### Job
Starting at the line containing "Write a component", please quote every line up to and including the line containing "const rightTicks = [0, 1.5, 3, 4.5, 6];", exactly, and nothing beyond.

### Data
....

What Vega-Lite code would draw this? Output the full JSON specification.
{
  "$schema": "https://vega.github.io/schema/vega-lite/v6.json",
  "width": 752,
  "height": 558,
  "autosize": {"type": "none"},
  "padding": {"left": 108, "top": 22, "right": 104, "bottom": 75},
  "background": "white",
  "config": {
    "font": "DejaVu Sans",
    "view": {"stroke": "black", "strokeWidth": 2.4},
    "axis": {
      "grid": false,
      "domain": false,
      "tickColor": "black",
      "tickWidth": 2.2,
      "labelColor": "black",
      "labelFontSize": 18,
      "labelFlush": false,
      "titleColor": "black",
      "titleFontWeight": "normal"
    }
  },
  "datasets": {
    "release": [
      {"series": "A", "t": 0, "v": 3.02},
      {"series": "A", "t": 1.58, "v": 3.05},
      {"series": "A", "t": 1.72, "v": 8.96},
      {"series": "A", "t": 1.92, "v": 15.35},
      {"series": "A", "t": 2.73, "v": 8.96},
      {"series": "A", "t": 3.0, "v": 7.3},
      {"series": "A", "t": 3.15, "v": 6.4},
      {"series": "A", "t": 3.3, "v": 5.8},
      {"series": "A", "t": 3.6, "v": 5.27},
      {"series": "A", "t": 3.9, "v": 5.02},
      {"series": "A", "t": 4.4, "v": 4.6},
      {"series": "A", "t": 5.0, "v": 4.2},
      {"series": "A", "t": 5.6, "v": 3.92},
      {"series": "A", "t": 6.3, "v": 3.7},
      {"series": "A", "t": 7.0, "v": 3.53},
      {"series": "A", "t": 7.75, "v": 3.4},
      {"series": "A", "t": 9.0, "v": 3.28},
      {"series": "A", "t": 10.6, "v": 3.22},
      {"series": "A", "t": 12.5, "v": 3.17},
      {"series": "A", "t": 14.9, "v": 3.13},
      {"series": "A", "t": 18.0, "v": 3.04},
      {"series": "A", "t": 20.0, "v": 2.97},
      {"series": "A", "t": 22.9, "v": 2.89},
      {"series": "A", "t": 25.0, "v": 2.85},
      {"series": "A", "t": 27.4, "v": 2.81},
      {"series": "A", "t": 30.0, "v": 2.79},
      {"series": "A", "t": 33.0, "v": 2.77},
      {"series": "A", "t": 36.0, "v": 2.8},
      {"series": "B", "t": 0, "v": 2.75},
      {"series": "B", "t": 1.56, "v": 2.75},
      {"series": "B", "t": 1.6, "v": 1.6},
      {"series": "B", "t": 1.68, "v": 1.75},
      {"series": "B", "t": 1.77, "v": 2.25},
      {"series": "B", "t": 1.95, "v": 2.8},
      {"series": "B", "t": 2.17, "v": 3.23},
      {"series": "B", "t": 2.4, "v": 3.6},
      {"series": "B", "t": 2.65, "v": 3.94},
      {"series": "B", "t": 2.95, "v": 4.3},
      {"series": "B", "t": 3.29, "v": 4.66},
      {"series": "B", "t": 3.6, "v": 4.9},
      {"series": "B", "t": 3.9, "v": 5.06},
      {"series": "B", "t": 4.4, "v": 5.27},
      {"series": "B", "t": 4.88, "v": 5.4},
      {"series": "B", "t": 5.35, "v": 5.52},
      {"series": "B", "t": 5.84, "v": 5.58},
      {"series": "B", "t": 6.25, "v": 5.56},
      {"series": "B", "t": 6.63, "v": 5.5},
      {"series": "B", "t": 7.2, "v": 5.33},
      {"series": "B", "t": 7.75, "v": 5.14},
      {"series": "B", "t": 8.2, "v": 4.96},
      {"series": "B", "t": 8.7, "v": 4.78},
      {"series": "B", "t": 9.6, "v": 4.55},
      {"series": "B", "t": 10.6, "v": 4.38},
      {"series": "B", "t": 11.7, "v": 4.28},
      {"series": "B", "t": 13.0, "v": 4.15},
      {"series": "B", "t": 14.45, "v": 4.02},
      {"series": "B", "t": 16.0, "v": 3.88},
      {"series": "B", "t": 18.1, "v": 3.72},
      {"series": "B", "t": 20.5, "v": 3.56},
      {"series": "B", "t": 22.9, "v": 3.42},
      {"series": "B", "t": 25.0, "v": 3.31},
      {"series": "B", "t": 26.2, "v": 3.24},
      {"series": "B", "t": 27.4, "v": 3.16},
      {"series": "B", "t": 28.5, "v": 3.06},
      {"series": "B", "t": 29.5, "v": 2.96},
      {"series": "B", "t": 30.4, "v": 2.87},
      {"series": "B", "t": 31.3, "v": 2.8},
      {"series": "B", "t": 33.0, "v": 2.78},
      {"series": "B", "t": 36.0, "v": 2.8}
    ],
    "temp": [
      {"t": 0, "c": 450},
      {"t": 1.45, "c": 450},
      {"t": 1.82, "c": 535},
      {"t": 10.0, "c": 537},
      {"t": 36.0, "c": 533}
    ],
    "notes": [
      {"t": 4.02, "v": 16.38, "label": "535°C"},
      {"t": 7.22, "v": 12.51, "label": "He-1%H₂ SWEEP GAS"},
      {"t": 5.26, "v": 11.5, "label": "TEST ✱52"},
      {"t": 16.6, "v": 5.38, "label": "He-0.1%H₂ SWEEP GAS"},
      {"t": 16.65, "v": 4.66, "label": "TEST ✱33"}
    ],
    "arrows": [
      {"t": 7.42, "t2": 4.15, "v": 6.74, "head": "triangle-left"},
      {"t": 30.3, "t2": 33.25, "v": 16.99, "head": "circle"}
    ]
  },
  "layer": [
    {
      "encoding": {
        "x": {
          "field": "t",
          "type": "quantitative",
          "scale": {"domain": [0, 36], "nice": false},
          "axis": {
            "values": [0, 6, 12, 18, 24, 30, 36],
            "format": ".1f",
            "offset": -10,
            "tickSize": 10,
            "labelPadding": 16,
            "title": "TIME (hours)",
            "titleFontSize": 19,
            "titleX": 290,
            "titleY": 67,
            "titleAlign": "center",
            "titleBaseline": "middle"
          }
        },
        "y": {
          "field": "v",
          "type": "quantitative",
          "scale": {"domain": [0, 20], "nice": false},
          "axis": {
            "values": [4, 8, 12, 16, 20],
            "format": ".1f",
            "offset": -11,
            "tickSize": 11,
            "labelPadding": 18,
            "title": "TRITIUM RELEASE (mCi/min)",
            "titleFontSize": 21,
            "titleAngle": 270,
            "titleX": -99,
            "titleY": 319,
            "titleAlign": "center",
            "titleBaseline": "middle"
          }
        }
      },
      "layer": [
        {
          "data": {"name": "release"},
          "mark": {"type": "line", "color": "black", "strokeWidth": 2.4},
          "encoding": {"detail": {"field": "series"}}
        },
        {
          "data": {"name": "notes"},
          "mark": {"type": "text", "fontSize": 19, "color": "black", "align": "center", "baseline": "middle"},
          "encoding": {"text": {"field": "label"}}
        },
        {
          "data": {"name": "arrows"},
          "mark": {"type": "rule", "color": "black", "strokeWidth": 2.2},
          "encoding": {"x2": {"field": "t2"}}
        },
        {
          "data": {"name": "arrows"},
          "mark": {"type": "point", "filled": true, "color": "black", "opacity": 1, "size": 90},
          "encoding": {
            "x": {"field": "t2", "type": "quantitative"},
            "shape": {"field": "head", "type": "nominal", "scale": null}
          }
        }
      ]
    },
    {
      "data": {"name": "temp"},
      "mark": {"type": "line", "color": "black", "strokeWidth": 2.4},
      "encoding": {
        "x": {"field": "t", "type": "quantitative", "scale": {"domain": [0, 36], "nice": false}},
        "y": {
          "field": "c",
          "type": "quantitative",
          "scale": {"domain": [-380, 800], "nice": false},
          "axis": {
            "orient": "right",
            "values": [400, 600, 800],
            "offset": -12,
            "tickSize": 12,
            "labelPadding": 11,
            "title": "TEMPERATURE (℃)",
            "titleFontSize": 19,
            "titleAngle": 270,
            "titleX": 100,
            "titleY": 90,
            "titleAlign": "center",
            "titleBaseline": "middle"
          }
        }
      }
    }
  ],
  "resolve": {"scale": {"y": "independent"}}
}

....

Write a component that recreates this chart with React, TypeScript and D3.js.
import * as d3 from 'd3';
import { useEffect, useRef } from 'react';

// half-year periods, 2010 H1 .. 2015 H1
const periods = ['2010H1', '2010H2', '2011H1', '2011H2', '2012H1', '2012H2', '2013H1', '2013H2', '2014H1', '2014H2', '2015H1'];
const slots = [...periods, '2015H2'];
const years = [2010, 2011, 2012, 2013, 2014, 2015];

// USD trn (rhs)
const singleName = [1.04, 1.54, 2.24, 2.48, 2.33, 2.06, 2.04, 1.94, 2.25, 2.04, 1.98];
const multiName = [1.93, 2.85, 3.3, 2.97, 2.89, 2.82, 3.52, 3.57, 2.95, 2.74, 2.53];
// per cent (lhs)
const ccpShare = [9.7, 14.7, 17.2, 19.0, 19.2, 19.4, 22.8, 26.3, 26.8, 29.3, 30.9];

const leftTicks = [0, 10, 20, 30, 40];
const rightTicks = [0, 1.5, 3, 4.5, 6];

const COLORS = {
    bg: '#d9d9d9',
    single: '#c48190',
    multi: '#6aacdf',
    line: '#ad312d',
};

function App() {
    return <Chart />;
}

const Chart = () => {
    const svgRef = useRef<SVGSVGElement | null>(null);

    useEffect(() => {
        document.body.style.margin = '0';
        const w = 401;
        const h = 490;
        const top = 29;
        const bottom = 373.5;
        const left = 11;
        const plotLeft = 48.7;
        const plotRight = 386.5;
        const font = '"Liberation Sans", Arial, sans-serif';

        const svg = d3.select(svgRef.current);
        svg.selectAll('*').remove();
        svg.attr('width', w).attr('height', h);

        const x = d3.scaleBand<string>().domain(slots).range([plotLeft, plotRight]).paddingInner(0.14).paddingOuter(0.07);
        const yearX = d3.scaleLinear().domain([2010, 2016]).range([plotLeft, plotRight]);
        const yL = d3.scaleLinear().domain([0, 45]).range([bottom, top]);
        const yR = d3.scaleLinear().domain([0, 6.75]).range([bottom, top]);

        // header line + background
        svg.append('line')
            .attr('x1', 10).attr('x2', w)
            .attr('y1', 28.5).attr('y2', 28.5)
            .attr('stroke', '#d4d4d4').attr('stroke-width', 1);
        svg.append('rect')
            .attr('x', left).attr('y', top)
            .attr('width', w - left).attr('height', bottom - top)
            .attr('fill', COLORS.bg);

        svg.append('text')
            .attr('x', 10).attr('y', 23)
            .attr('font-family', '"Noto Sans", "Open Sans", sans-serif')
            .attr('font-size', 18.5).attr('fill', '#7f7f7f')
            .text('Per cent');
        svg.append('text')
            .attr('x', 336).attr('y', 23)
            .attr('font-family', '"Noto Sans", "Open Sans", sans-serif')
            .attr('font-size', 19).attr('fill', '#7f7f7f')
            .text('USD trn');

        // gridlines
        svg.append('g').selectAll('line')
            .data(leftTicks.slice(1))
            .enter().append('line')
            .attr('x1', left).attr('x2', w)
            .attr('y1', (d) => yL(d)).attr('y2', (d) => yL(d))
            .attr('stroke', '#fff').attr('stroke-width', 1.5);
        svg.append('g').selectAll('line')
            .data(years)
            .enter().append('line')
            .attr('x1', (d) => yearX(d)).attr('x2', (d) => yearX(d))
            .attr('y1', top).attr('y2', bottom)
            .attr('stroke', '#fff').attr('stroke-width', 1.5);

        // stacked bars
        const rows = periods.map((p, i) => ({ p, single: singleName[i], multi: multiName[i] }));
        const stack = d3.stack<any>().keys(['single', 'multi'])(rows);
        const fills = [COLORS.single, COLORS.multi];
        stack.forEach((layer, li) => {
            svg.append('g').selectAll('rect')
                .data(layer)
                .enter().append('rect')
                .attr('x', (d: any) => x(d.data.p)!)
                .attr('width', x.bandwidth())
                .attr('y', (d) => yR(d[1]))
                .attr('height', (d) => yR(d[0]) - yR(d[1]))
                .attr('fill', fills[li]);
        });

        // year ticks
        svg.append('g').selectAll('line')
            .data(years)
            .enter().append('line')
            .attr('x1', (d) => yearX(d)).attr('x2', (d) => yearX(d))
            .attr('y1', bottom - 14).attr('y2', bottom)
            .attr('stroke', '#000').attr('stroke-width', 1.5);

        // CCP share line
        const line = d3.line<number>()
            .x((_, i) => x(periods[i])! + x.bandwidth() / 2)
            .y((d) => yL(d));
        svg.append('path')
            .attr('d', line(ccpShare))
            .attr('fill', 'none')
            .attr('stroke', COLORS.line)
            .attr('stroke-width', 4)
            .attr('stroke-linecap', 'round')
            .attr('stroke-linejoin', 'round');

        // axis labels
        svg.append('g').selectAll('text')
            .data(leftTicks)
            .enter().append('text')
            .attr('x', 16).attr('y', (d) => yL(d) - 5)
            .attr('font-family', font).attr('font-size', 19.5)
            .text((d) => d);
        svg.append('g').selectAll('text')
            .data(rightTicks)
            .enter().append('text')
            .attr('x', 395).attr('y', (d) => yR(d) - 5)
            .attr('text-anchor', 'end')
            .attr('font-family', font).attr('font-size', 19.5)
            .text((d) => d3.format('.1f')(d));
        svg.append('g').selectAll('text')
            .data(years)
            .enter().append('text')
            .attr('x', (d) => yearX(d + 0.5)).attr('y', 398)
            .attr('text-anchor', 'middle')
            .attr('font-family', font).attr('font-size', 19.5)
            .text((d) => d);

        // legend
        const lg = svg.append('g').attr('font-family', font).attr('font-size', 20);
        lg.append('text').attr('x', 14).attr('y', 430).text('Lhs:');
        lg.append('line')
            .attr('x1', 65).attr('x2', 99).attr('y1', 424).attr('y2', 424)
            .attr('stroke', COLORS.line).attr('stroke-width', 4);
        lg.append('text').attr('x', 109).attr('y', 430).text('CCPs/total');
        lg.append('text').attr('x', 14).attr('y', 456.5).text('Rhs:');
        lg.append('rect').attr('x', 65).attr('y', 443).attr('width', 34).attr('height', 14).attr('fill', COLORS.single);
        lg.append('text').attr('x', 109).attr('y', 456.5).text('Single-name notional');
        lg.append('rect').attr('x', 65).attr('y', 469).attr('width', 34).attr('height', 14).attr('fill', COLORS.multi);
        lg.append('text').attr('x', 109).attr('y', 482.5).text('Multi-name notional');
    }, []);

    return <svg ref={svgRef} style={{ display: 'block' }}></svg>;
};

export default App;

....

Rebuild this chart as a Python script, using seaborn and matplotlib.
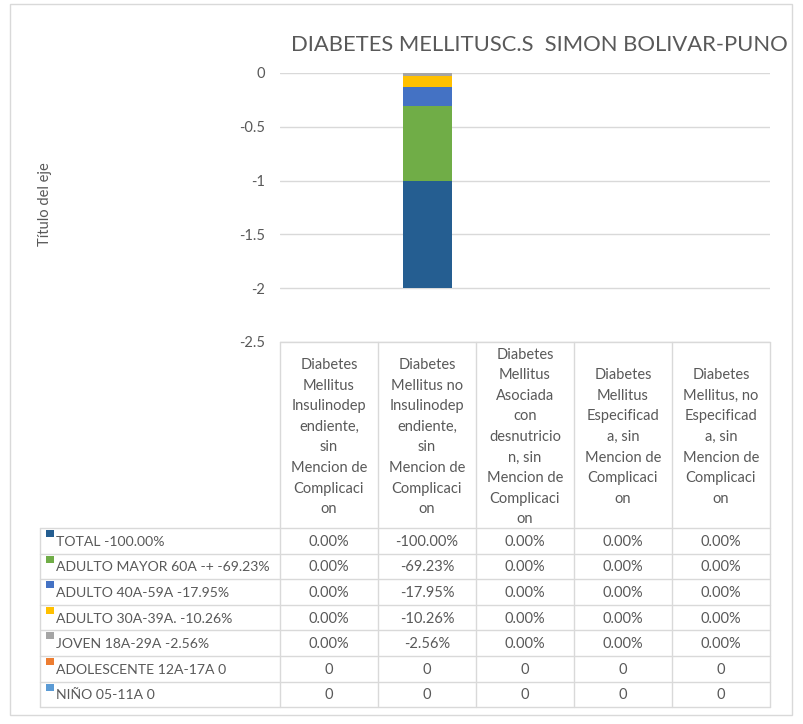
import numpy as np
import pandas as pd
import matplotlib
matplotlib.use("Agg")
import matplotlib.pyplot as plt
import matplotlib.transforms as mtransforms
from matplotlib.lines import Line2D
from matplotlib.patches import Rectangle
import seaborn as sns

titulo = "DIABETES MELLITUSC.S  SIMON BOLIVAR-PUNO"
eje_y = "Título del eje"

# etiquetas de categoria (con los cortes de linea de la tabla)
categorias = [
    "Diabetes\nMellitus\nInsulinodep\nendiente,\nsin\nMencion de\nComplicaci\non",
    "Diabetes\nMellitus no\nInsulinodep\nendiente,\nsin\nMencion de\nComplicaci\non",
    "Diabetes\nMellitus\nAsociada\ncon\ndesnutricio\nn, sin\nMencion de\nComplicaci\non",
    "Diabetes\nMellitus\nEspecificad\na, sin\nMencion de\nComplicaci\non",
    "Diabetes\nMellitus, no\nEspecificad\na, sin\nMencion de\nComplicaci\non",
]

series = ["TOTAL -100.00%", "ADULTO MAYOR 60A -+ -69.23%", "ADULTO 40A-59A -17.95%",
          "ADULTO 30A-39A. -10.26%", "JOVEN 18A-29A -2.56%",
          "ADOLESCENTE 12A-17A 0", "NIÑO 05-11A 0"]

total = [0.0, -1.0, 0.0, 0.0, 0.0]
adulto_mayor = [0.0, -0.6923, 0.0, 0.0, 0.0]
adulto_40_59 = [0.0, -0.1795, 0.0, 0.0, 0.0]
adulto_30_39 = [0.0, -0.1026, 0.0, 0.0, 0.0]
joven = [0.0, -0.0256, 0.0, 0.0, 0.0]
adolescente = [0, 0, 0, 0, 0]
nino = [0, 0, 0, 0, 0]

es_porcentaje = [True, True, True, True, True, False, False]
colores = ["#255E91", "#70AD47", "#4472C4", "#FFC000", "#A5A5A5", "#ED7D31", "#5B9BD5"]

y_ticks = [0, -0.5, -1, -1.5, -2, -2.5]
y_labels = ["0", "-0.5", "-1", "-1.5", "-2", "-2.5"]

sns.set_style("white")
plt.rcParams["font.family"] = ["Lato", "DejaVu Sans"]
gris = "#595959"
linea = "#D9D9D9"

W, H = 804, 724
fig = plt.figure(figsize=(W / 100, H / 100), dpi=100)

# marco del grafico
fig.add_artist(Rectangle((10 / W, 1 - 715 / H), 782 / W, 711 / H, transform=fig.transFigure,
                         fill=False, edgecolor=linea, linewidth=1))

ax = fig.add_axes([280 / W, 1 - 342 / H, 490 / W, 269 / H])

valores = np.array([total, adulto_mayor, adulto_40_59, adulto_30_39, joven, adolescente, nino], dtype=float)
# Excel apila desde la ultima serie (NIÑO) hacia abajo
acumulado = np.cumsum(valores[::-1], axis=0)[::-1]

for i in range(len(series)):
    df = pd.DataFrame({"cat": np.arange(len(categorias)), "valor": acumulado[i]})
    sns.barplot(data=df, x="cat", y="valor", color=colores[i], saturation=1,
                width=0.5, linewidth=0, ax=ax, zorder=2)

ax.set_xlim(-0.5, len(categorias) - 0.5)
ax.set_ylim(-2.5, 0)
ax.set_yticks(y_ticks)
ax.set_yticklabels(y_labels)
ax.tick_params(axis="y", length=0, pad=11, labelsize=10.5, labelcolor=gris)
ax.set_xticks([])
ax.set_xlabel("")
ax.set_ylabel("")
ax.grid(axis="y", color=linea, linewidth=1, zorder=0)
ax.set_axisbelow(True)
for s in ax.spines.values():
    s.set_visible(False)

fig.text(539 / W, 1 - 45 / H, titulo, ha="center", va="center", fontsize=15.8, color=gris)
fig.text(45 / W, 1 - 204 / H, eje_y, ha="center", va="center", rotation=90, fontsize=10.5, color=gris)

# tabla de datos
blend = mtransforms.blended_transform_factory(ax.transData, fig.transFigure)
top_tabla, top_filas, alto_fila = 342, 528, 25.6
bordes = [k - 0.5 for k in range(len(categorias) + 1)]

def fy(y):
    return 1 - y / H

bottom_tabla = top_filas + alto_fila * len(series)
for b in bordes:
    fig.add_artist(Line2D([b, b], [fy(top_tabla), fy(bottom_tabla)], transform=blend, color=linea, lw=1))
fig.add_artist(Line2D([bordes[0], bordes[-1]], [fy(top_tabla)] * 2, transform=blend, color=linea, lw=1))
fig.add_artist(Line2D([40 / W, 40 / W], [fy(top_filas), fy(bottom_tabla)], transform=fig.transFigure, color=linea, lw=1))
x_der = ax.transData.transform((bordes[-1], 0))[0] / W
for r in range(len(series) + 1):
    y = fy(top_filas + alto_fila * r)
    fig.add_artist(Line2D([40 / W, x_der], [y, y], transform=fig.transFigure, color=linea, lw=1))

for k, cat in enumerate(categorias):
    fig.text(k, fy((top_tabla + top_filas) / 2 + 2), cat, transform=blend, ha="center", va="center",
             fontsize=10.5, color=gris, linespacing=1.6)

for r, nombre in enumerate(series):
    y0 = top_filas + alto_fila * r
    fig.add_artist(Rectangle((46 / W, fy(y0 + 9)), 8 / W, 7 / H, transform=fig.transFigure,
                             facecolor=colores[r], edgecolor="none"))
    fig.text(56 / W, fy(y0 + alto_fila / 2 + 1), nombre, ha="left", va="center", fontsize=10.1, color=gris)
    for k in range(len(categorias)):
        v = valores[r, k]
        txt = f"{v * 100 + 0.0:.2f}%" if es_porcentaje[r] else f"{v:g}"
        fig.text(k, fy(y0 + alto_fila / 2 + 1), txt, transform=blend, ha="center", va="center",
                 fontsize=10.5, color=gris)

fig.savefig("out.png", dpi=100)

....

### Result of this task
Write a component that recreates this chart with React, TypeScript and D3.js.
import * as d3 from 'd3';
import { useEffect, useRef } from 'react';

// half-year periods, 2010 H1 .. 2015 H1
const periods = ['2010H1', '2010H2', '2011H1', '2011H2', '2012H1', '2012H2', '2013H1', '2013H2', '2014H1', '2014H2', '2015H1'];
const slots = [...periods, '2015H2'];
const years = [2010, 2011, 2012, 2013, 2014, 2015];

// USD trn (rhs)
const singleName = [1.04, 1.54, 2.24, 2.48, 2.33, 2.06, 2.04, 1.94, 2.25, 2.04, 1.98];
const multiName = [1.93, 2.85, 3.3, 2.97, 2.89, 2.82, 3.52, 3.57, 2.95, 2.74, 2.53];
// per cent (lhs)
const ccpShare = [9.7, 14.7, 17.2, 19.0, 19.2, 19.4, 22.8, 26.3, 26.8, 29.3, 30.9];

const leftTicks = [0, 10, 20, 30, 40];
const rightTicks = [0, 1.5, 3, 4.5, 6];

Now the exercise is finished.